A atual estiagem poderia ter sido prevista?
Do jeito que se configurou, acredito que não. Os modelos meteorológicos não teriam dado conta de tanto rigor nesse período seco. E tudo fica mais crítico quando você tem um ano de redução de 70% da vazão, como no sistema Cantareira.
No entanto, qualquer planejamento de longo prazo deve levar em conta o que deve ser feito em casos extremos.
Ao menos desde 2001, a Grande São Paulo está no limite da relação oferta e demanda [de água]. Não é possível que a maior região metropolitana do país esteja sujeita a esse tipo de risco.
Obviamente, o risco [de desabastecimento] sempre tem. Mas é possível reduzi-lo.
Como reduzir esse risco?
A médio prazo, buscando fontes alternativas de água, algo que o governo do Estado tem tentado agora. Além disso, atacar as perdas. Não é admissível que se percam 30% das águas no sistema.
Pode-se também trabalhar a demanda. Em 2004, por exemplo, Nova York percebeu que os vasos sanitários antigos gastavam muita água. Então, fizeram um programa de incentivo de troca de vasos. Em larga escala, o resultado foi enorme.
Em situações mais emergenciais, a Inglaterra já distribuiu sacolas plásticas que, dentro do reservatório da descarga, reduz o gasto de água.
Faltou esse planejamento?
É difícil julgar se houve erro. Talvez a Sabesp seja uma ótima empresa técnica e de execução de obras. Mas faltou uma visão de planejamento de conjunto.
Desde 2001, não aumentou muito a oferta de água na Grande São Paulo. Com melhor planejamento, possivelmente teríamos que tomar essas mesmas medidas restritivas, mas com um risco menor [de desabastecimento].
O sr. acha que o racionamento de água seria viável?
Não. Abrir e fechar a rede dessa forma é uma operação muito complexa. Qualquer erro pode causar danos à própria rede de tubulações.
Como o sr. espera que estejamos ao final de 2015?
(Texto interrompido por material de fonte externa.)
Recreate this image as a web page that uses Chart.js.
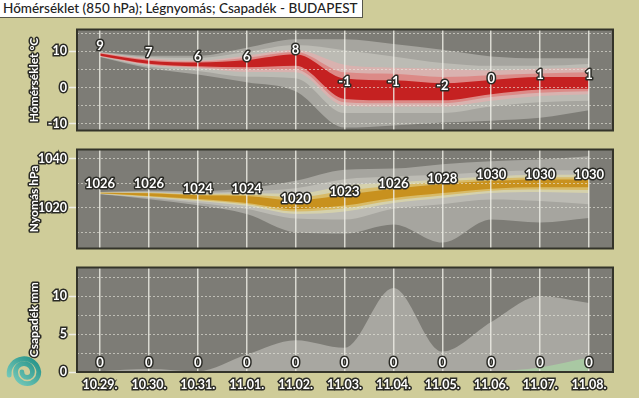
<!DOCTYPE html>
<html>
<head>
<meta charset="utf-8">
<script src="https://cdn.jsdelivr.net/npm/chart.js@4.4.1/dist/chart.umd.min.js"></script>
<style>
  html, body { margin: 0; padding: 0; width: 639px; height: 398px; overflow: hidden; background: #cfcc99; }
  canvas { position: absolute; left: 0; }
  #title {
    position: absolute; left: 0; top: 0; height: 17px; line-height: 17px;
    padding: 0 4px 0 3px; background: #fff; border: 1px solid #55554a; border-left: none; border-top: none;
    font: 500 13.5px Lato, sans-serif; color: #222; white-space: nowrap;
  }
  #logo { position: absolute; left: 6px; top: 354px; width: 36px; height: 36px; }
</style>
</head>
<body>
<div id="title">Hőmérséklet (850 hPa); Légnyomás; Csapadék - BUDAPEST</div>
<canvas id="cTemp" width="639" height="120" style="top:20px"></canvas>
<canvas id="cPres" width="639" height="118" style="top:140px"></canvas>
<canvas id="cRain" width="639" height="140" style="top:258px"></canvas>
<svg id="logo" viewBox="0 0 34 34">
  <defs>
    <linearGradient id="lg" x1="0" y1="1" x2="1" y2="0">
      <stop offset="0" stop-color="#7fd0c0"/>
      <stop offset="1" stop-color="#1f8f86"/>
    </linearGradient>
  </defs>
  <path d="M3 20 A14 14 0 1 1 31 17 A11 11 0 0 1 9 17 A8 8 0 0 1 25 17 A5 5 0 0 1 15 17"
        fill="none" stroke="url(#lg)" stroke-width="4.5" stroke-linecap="round"/>
</svg>
<script>
// napok
var dayLabels = ['10.29.', '10.30.', '10.31.', '11.01.', '11.02.', '11.03.', '11.04.', '11.05.', '11.06.', '11.07.', '11.08.'];

// hőmérséklet 850 hPa (°C)
var tempLabels = [9, 7, 6, 6, 8, -1, -1, -2, 0, 1, 1];
var tOuterHi = [9.8, 8.8, 8.8, 11.0, 13.3, 13.3, 12.0, 10.4, 8.6, 8.1, 8.1];
var tOuterLo = [8.4, 5.3, 3.6, 1.5, -1.0, -11.0, -10.4, -9.6, -9.1, -8.3, -6.2];
var tGrayHi  = [9.7, 8.4, 8.2, 9.8, 11.7, 10.3, 8.6, 6.8, 6.0, 6.0, 6.5];
var tGrayLo  = [8.5, 5.8, 4.6, 3.0, 2.6, -7.0, -7.0, -7.0, -5.2, -4.0, -3.6];
var tPinkHi  = [9.6, 8.0, 7.5, 8.8, 10.4, 6.3, 5.5, 5.2, 4.7, 5.2, 5.5];
var tPinkLo  = [8.6, 6.2, 5.3, 4.3, 4.2, -5.0, -5.2, -5.2, -3.6, -2.3, -1.8];
var tRoseHi  = [9.5, 7.7, 7.2, 8.2, 9.8, 4.2, 3.8, 2.9, 3.4, 3.9, 4.2];
var tRoseLo  = [8.7, 6.4, 5.6, 5.0, 5.0, -4.0, -4.3, -4.3, -2.6, -1.4, -1.0];
var tCoreHi  = [9.4, 7.4, 6.9, 7.6, 9.2, 2.5, 2.0, 1.2, 2.1, 2.9, 2.9];
var tCoreLo  = [8.8, 6.6, 5.9, 5.6, 6.0, -3.1, -3.5, -3.5, -1.8, -0.5, -0.3];

// légnyomás (hPa)
var presLabels = [1026, 1026, 1024, 1024, 1020, 1023, 1026, 1028, 1030, 1030, 1030];
var pOuterHi = [1026.5, 1027.0, 1026.8, 1028.0, 1031.0, 1035.5, 1036.0, 1037.8, 1039.0, 1039.7, 1041.0];
var pOuterLo = [1025.5, 1023.5, 1021.0, 1017.5, 1010.0, 1009.5, 1013.2, 1005.8, 1015.2, 1014.0, 1015.8];
var pGrayHi  = [1026.4, 1026.6, 1026.2, 1026.8, 1028.0, 1031.7, 1032.8, 1033.5, 1034.7, 1035.3, 1035.3];
var pGrayLo  = [1025.6, 1024.0, 1022.0, 1019.5, 1015.6, 1015.2, 1019.6, 1021.5, 1023.4, 1022.8, 1021.5];
var pPaleHi  = [1026.3, 1026.3, 1025.7, 1025.8, 1025.7, 1029.0, 1030.3, 1031.7, 1032.8, 1033.5, 1033.5];
var pPaleLo  = [1025.7, 1024.3, 1022.8, 1020.8, 1017.5, 1018.5, 1022.0, 1024.0, 1026.0, 1026.5, 1026.0];
var pTanHi   = [1026.2, 1026.1, 1025.4, 1025.3, 1024.3, 1027.0, 1029.0, 1030.7, 1031.9, 1032.5, 1032.5];
var pTanLo   = [1025.8, 1024.6, 1023.2, 1021.5, 1018.5, 1019.8, 1023.0, 1025.0, 1027.0, 1027.5, 1027.3];
var pCoreHi  = [1026.1, 1025.9, 1025.1, 1024.8, 1023.0, 1025.3, 1027.8, 1029.7, 1031.0, 1031.6, 1031.6];
var pCoreLo  = [1025.9, 1024.8, 1023.6, 1022.0, 1019.4, 1020.9, 1024.0, 1026.0, 1027.8, 1028.4, 1028.4];

// csapadék (mm)
var rainLabels = [0, 0, 0, 0, 0, 0, 0, 0, 0, 0, 0];
var rainMax = [0.1, 0.4, 0.1, 2.3, 4.2, 3.2, 11.1, 2.7, 6.6, 10.0, 9.1];
var rainMed = [0, 0, 0, 0, 0, 0, 0, 0, 0.1, 0.6, 1.9];

var tempTicks = [-10, -5, 0, 5, 10, 15];
var presTicks = [1010, 1020, 1030, 1040];
var rainTicks = [0, 2.5, 5, 7.5, 10, 12.5];

var FONT = 'Lato, "DejaVu Sans", sans-serif';
var PLOT_BG = '#7d7c76';
var OUTER = '#a6a59f';
var GRAY = '#bcbbb4';

function pts(arr) {
  return arr.map(function(v, i) { return {x: i, y: v}; });
}

// sávok: [felső, alsó, szín], kívülről befelé
function bandSets(bands) {
  var ds = [];
  bands.forEach(function(b, k) {
    var lo = ds.length + 1;
    ds.push({data: pts(b[0]), fill: {target: lo}, backgroundColor: b[2], order: 100 - k});
    ds.push({data: pts(b[1]), fill: false, order: 100 - k});
  });
  return ds;
}

function outlined(ctx, txt, x, y) {
  ctx.lineJoin = 'round';
  ctx.lineWidth = 3;
  ctx.strokeStyle = '#2b2b26';
  ctx.strokeText(txt, x, y);
  ctx.fillStyle = '#fff';
  ctx.fillText(txt, x, y);
}

var panelPlugin = {
  id: 'panel',
  beforeDraw: function(chart) {
    var a = chart.chartArea, ctx = chart.ctx;
    ctx.save();
    ctx.fillStyle = PLOT_BG;
    ctx.fillRect(a.left, a.top, a.right - a.left, a.bottom - a.top);
    ctx.restore();
  },
  afterDraw: function(chart, args, opts) {
    var a = chart.chartArea, ctx = chart.ctx;
    ctx.save();
    ctx.strokeStyle = '#34342a';
    ctx.lineWidth = 2;
    ctx.strokeRect(a.left, a.top, a.right - a.left, a.bottom - a.top);

    // értékcímkék
    ctx.font = 'bold 13px ' + FONT;
    ctx.textAlign = 'center';
    ctx.textBaseline = 'middle';
    var xs = chart.scales.x, ys = chart.scales.y;
    (opts.values || []).forEach(function(v, i) {
      outlined(ctx, String(v), xs.getPixelForValue(i), ys.getPixelForValue(v) - 9);
    });

    // tengelycím
    ctx.font = 'bold 12px ' + FONT;
    ctx.translate(34, (a.top + a.bottom) / 2);
    ctx.rotate(-Math.PI / 2);
    outlined(ctx, opts.title, 0, 0);
    ctx.restore();
  }
};

function xScale(showLabels) {
  return {
    type: 'linear', min: -0.47, max: 10.49,
    afterBuildTicks: function(s) { s.ticks = dayLabels.map(function(l, i) { return {value: i}; }); },
    afterFit: function(s) { s.height = showLabels ? 26 : 0; },
    grid: {color: 'rgba(240,240,232,0.8)', lineWidth: 1.5, drawTicks: false, z: 1},
    border: {display: false, dash: []},
    ticks: {
      display: showLabels, autoSkip: false, maxRotation: 0, padding: 5,
      callback: function(v) { return dayLabels[v]; },
      color: '#fff', textStrokeColor: '#2b2b26', textStrokeWidth: 3,
      font: {family: FONT, size: 12.5, weight: 'bold'}
    }
  };
}

function yScale(min, max, ticks, every) {
  var lab = function(v) { return Math.abs(v % every) < 1e-9; };
  return {
    type: 'linear', min: min, max: max,
    afterBuildTicks: function(s) { s.ticks = ticks.map(function(v) { return {value: v}; }); },
    afterFit: function(s) { s.width = 77; },
    grid: {
      color: 'rgba(235,235,225,0.6)', lineWidth: 1, z: 1,
      borderDash: [2, 2],
      tickLength: 8, tickWidth: 1.5, tickBorderDash: [],
      tickColor: function(c) { return c.tick && lab(c.tick.value) ? '#eeeee6' : 'rgba(0,0,0,0)'; }
    },
    border: {display: false, dash: [2, 2]},
    ticks: {
      padding: 2,
      callback: function(v) { return lab(v) ? String(v) : ''; },
      color: '#fff', textStrokeColor: '#2b2b26', textStrokeWidth: 3,
      font: {family: FONT, size: 12.5, weight: 'bold'}
    }
  };
}

function makeChart(id, datasets, y, showX, padding, values, title) {
  return new Chart(document.getElementById(id), {
    type: 'line',
    data: {datasets: datasets},
    options: {
      responsive: false,
      animation: false,
      layout: {padding: padding},
      elements: {
        line: {borderWidth: 0, borderColor: 'rgba(0,0,0,0)', cubicInterpolationMode: 'monotone'},
        point: {radius: 0}
      },
      plugins: {
        legend: {display: false},
        tooltip: {enabled: false},
        panel: {values: values, title: title}
      },
      scales: {x: xScale(showX), y: y}
    },
    plugins: [panelPlugin]
  });
}

makeChart('cTemp', bandSets([
  [tOuterHi, tOuterLo, OUTER],
  [tGrayHi, tGrayLo, GRAY],
  [tPinkHi, tPinkLo, '#d9b2af'],
  [tRoseHi, tRoseLo, '#dc8a87'],
  [tCoreHi, tCoreLo, '#c52121']
]), yScale(-11.8, 16, tempTicks, 10), false,
  {left: 0, right: 26, top: 7, bottom: 6}, tempLabels, 'Hőmérséklet °C');

makeChart('cPres', bandSets([
  [pOuterHi, pOuterLo, OUTER],
  [pGrayHi, pGrayLo, GRAY],
  [pPaleHi, pPaleLo, '#d5d1ac'],
  [pTanHi, pTanLo, '#d8bb68'],
  [pCoreHi, pCoreLo, '#c8911e']
]), yScale(1003.4, 1043.8, presTicks, 20), false,
  {left: 0, right: 26, top: 6, bottom: 5}, presLabels, 'Nyomás hPa');

makeChart('cRain', [
  {data: pts(rainMed), fill: 'origin', backgroundColor: '#a9c8a3', order: 1},
  {data: pts(rainMax), fill: 'origin', backgroundColor: '#a8a7a1', order: 2}
], yScale(0, 13.8, rainTicks, 5), true,
  {left: 0, right: 26, top: 7, bottom: 0}, rainLabels, 'Csapadék mm');
</script>
</body>
</html>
O mais provável é que seja um ano médio em chuvas. Isso não deve repor os níveis dos reservatórios, mas pode garantir o abastecimento com uso racional da água.
Pode levar vários anos para recuperar os reservatórios. Isso era mais fácil quando estávamos com 20% ou 30%. Agora, é muito mais difícil. Certamente, não será neste ano ou em 2016. Até lá, temos que controlar a demanda.
E se não chover?
Essa situação tem que ser analisada constantemente. Em um caso ainda mais extremo, é possível que você tenha que taxar aquele que não conseguir reduzir [e não só quem aumentou o gasto, como ocorre atualmente]. Isso aconteceu em 2001 com a energia, quando o consumidor era obrigado a reduzir o consumo energético em 20%.
Hoje, admite-se que se gaste o mesmo que antes. É possível que tenhamos que obrigar a redução do consumo.